High Gulf Coast export demand has boosted buying in the region and strengthened prices for distillates like heating oil and ultra-low sulfur diesel, market sources told Reuters. That makes it less economical to send barrels on Colonial to the East Coast or other areas in the United States.
Colonial declined to comment on why the line has been unallocated.
Gulf Coast middle distillate exports are at over 1.2 million barrels per day so far in April, a five-month high, said Matt Smith, director of commodity research at ClipperData. A majority of exports are heading to Central and South America, he said.
East Coast supply could remain tight for as long as Line 2 stays unallocated. Inventories of distillates hit their lowest levels since 2014 in the most recent week, according to U.S. Energy Information Administration data.

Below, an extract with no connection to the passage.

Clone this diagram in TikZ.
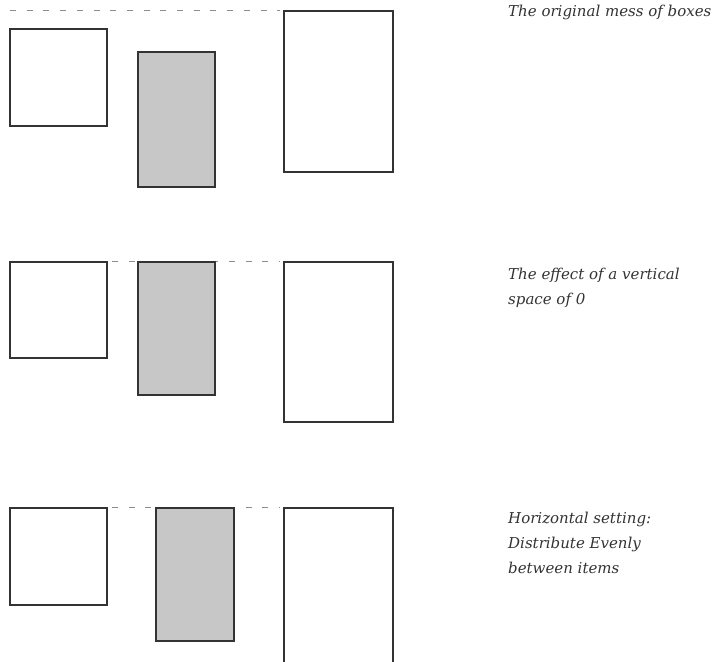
\documentclass[tikz,border=0pt]{standalone}
\usepackage{fontspec}
\setmainfont{DejaVu Serif}
\begin{document}
\begin{tikzpicture}[x=1pt,y=-1pt,
  box/.style={draw=black!80, line width=2.2pt, fill=white},
  shaded/.style={box, fill=black!22},
  guide/.style={draw=black!45, line width=0.9pt, dash pattern=on 6pt off 10.7pt},
  caption/.style={anchor=base west, inner sep=0pt, text=black!80,
    font=\itshape\fontsize{15}{25}\selectfont, align=left}]
\useasboundingbox (0,0) rectangle (719,661);
\clip (0,0) rectangle (719,661);

% first row: boxes as originally placed
\coordinate (g1s) at (10,10);
\coordinate (g1e) at (280,10);
\draw[guide] (g1s) -- (g1e);
\node[box, minimum width=97pt, minimum height=97pt, inner sep=0pt, anchor=north west] (a1) at (9,28) {};
\node[shaded, minimum width=77pt, minimum height=135pt, inner sep=0pt, anchor=north west] (b1) at (137,51) {};
\node[box, minimum width=109pt, minimum height=161pt, inner sep=0pt, anchor=north west] (c1) at (283,10) {};
\node[caption] (t1) at (508,17) {The original mess of boxes};

% second row: vertical space of 0 (base anchor sits on the last line)
\coordinate (g2s) at (112,261);
\coordinate (g2e) at (280,261);
\draw[guide] (g2s) -- (g2e);
\node[box, minimum width=97pt, minimum height=96pt, inner sep=0pt, anchor=north west] (a2) at (9,261) {};
\node[shaded, minimum width=77pt, minimum height=133pt, inner sep=0pt, anchor=north west] (b2) at (137,261) {};
\node[box, minimum width=109pt, minimum height=160pt, inner sep=0pt, anchor=north west] (c2) at (283,261) {};
\node[caption] (t2) at (508,304) {The effect of a vertical\\space of 0};

% third row: horizontal distribution
\coordinate (g3s) at (112,507);
\coordinate (g3e) at (280,507);
\draw[guide] (g3s) -- (g3e);
\node[box, minimum width=97pt, minimum height=97pt, inner sep=0pt, anchor=north west] (a3) at (9,507) {};
\node[shaded, minimum width=78pt, minimum height=133pt, inner sep=0pt, anchor=north west] (b3) at (155,507) {};
\node[box, minimum width=109pt, minimum height=170pt, inner sep=0pt, anchor=north west] (c3) at (283,507) {};
\node[caption] (t3) at (508,573) {Horizontal setting:\\Distribute Evenly\\between items};
\end{tikzpicture}
\end{document}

East Coast distillate prices have been strong due in part to both high export demand and less supply from the Gulf Coast.
Gulf Coast distillate fuel oil inventories have fallen for four consecutive weeks, according to EIA data. Gulf diesel <ULSD-DIFF-USG> hit its strongest levels in seven months in early April and has since weakened slightly to 4 cents per gallon below the futures benchmark on the New York Mercantile Exchange.
Gulf Coast heating oil traded on Wednesday at 17 cents per gallon below the futures contract, near levels not seen since January, a signal of strong demand.
A Colonial "cycle" is a five-day period when a sequence of all in-season products is pumped. The company pumps the same sequence of products every five days.
In 2017, Line 2 was not allocated between cycle 38 and cycle 58, a Colonial spokesman said, the equivalent of about three months.